Service-orientation represents a new way to describe the way in which an enterprise functions. If pursued successfully a service-oriented business design can open the way for increased transparency of costs, greater competition and new business opportunities. Any vendor who wishes to help companies with this transition will need to ensure that they have adequately catered for the needs of service delivery within their SOA platform, however. Of particular concern are a coherent monetisation strategy along with underlying charging and invoicing capabilities, as I believe that ensuring the provision of monetisable services is the only sustainable way of creating and maintaining a portfolio of business services that are exposed to market drivers and hence forced to be competitive.
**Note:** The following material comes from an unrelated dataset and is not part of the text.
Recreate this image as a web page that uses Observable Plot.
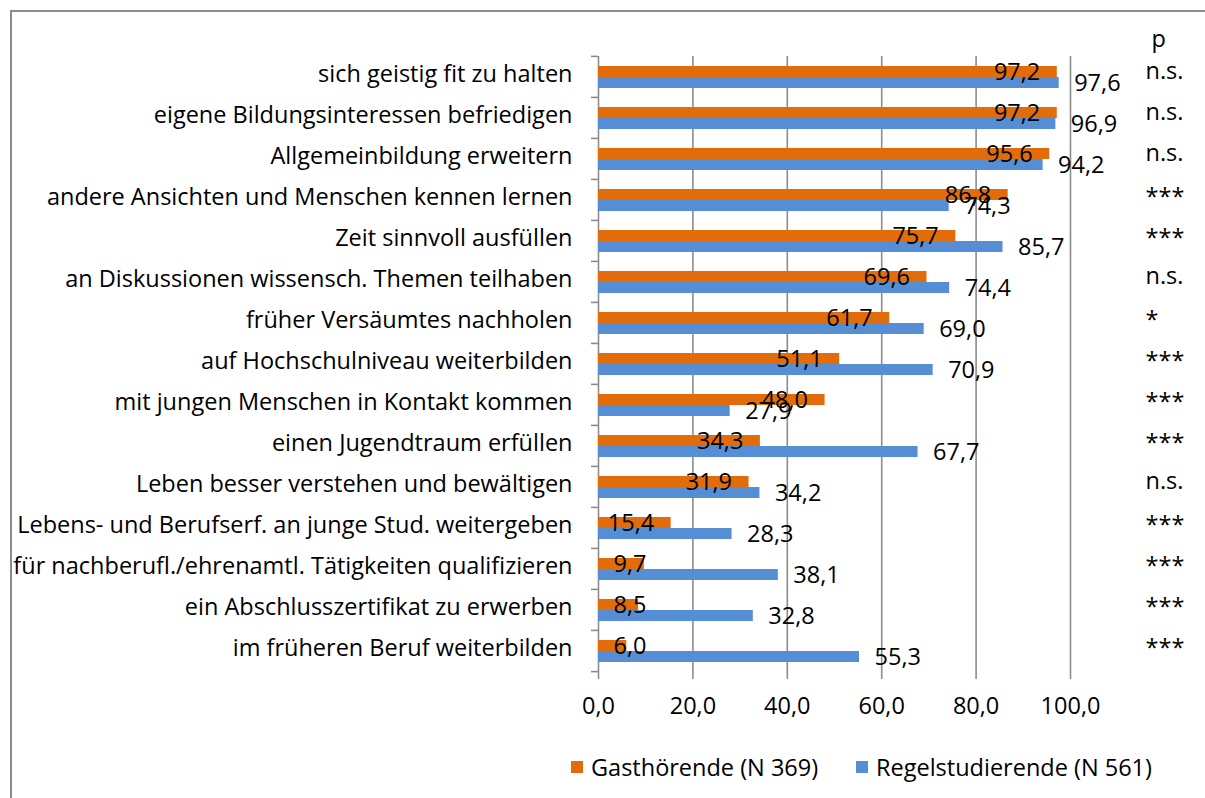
<!DOCTYPE html>
<html>
<head>
<meta charset="utf-8">
<script src="https://cdn.jsdelivr.net/npm/d3@7"></script>
<script src="https://cdn.jsdelivr.net/npm/@observablehq/plot@0.6"></script>
<style>
  html, body { margin: 0; padding: 0; background: #fff; overflow: hidden; }
  #wrap { position: relative; width: 1205px; height: 798px; overflow: hidden; font-family: "Open Sans", sans-serif; }
  #border { position: absolute; left: 10px; top: 10px; width: 1400px; height: 1000px; border-top: 2px solid #8c8c8c; border-left: 2px solid #8c8c8c; }
  #chart { position: absolute; left: 0; top: 0; }
  .lg { position: absolute; top: 751px; display: flex; align-items: center; font-size: 23.5px; color: #000; white-space: nowrap; }
  .lg span.sw { display: inline-block; width: 12px; height: 12px; margin-right: 8px; }
</style>
</head>
<body>
<div id="wrap">
  <div id="border"></div>
  <div id="chart"></div>
</div>
<script>
const categories = [
  "sich geistig fit zu halten",
  "eigene Bildungsinteressen befriedigen",
  "Allgemeinbildung erweitern",
  "andere Ansichten und Menschen kennen lernen",
  "Zeit sinnvoll ausfüllen",
  "an Diskussionen wissensch. Themen teilhaben",
  "früher Versäumtes nachholen",
  "auf Hochschulniveau weiterbilden",
  "mit jungen Menschen in Kontakt kommen",
  "einen Jugendtraum erfüllen",
  "Leben besser verstehen und bewältigen",
  "Lebens- und Berufserf. an junge Stud. weitergeben",
  "für nachberufl./ehrenamtl. Tätigkeiten qualifizieren",
  "ein Abschlusszertifikat zu erwerben",
  "im früheren Beruf weiterbilden"
];
const seriesNames = ["Gasthörende (N 369)", "Regelstudierende (N 561)"];
const gasthoerende = [97.2, 97.2, 95.6, 86.8, 75.7, 69.6, 61.7, 51.1, 48.0, 34.3, 31.9, 15.4, 9.7, 8.5, 6.0];
const regelstudierende = [97.6, 96.9, 94.2, 74.3, 85.7, 74.4, 69.0, 70.9, 27.9, 67.7, 34.2, 28.3, 38.1, 32.8, 55.3];
const pValues = ["n.s.", "n.s.", "n.s.", "***", "***", "n.s.", "*", "***", "***", "***", "n.s.", "***", "***", "***", "***"];
const pHeader = "p";
const xTicks = [0, 20, 40, 60, 80, 100];
const colors = ["#E36C0A", "#558ED5"];

const fmt = d => d.toFixed(1).replace(".", ",");

const rows = categories.flatMap((c, i) => [
  {cat: c, series: seriesNames[0], value: gasthoerende[i]},
  {cat: c, series: seriesNames[1], value: regelstudierende[i]}
]);
const gRows = rows.filter(d => d.series === seriesNames[0]);
const rRows = rows.filter(d => d.series === seriesNames[1]);
const pRows = categories.map((c, i) => ({cat: c, p: pValues[i]}));
const isStar = d => d.p.includes("*");

const W = 1205, H = 730, mt = 54, mb = 58, ml = 598, mr = 135;
const step = (H - mt - mb) / categories.length;
const grid = "#8c8c8c";
const smallBar = d => d.value < 12;
const FS = 23.5;

const chart = Plot.plot({
  width: W, height: H,
  marginLeft: ml, marginRight: mr, marginTop: mt, marginBottom: mb,
  style: {fontFamily: "Open Sans", fontSize: FS + "px", color: "#000", background: "transparent", overflow: "visible"},
  x: {domain: [0, 100], axis: null},
  fy: {domain: categories, padding: 0, label: null, axis: null},
  y: {domain: seriesNames, paddingInner: 0, paddingOuter: 0.82, axis: null},
  color: {domain: seriesNames, range: colors},
  marks: [
    Plot.gridX(xTicks, {stroke: grid, strokeOpacity: 1, strokeWidth: 1.6}),
    Plot.barX(rows, {fy: "cat", y: "series", x: "value", fill: "series"}),
    Plot.text(gRows.filter(d => !smallBar(d)), {fy: "cat", y: "series", x: "value", text: d => fmt(d.value), textAnchor: "end", dx: -17, dy: 0, fontSize: FS}),
    Plot.text(gRows.filter(smallBar), {fy: "cat", y: "series", x: 0, text: d => fmt(d.value), textAnchor: "start", dx: 15, dy: 0, fontSize: FS}),
    Plot.text(rRows, {fy: "cat", y: "series", x: "value", text: d => fmt(d.value), textAnchor: "start", dx: 15, dy: 0, fontSize: FS}),
    Plot.text(pRows.filter(d => !isStar(d)), {fy: "cat", text: "p", frameAnchor: "right", textAnchor: "start", dx: 75, dy: -6, fontSize: FS}),
    Plot.text(pRows.filter(isStar), {fy: "cat", text: "p", frameAnchor: "right", textAnchor: "start", dx: 75, dy: -3, fontSize: FS}),
    Plot.text([pHeader], {facet: "super", frameAnchor: "top-right", textAnchor: "start", dx: 81, dy: -26, fontSize: FS}),
    Plot.axisX({ticks: xTicks, tickFormat: fmt, tickSize: 8, tickPadding: 18, stroke: grid, strokeWidth: 1.6, fontSize: FS, label: null}),
    Plot.axisFy({anchor: "left", tickSize: 0, tickPadding: 26, fontSize: FS, dy: -3, label: null}),
    Plot.axisFy({anchor: "left", text: null, tickSize: 7, dy: -step / 2, stroke: grid, strokeWidth: 1.6, label: null}),
    Plot.axisFy({anchor: "left", ticks: [categories[categories.length - 1]], text: null, tickSize: 7, dy: step / 2, stroke: grid, strokeWidth: 1.6, label: null})
  ]
});
document.getElementById("chart").appendChild(chart);

const wrap = document.getElementById("wrap");
const legendLefts = [571, 856];
seriesNames.forEach((s, i) => {
  const el = document.createElement("div");
  el.className = "lg";
  el.style.left = legendLefts[i] + "px";
  el.innerHTML = `<span class="sw" style="background:${colors[i]}"></span><span>${s}</span>`;
  wrap.appendChild(el);
});
</script>
</body>
</html>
In addition such a market-led approach introduces more transparent governance, focusing on business capabilities and forcing capability owners to deliver clear and competitive services against which they are judged, hiding the complexity of implementation – where most people try to address governance today – and governing more appropriately on the outputs required.
I think I’ll return to the areas of both governance and sustainability in the near future as I believe that they are areas of significant weakness in most current SOA proposals and thus worthy of further discussion.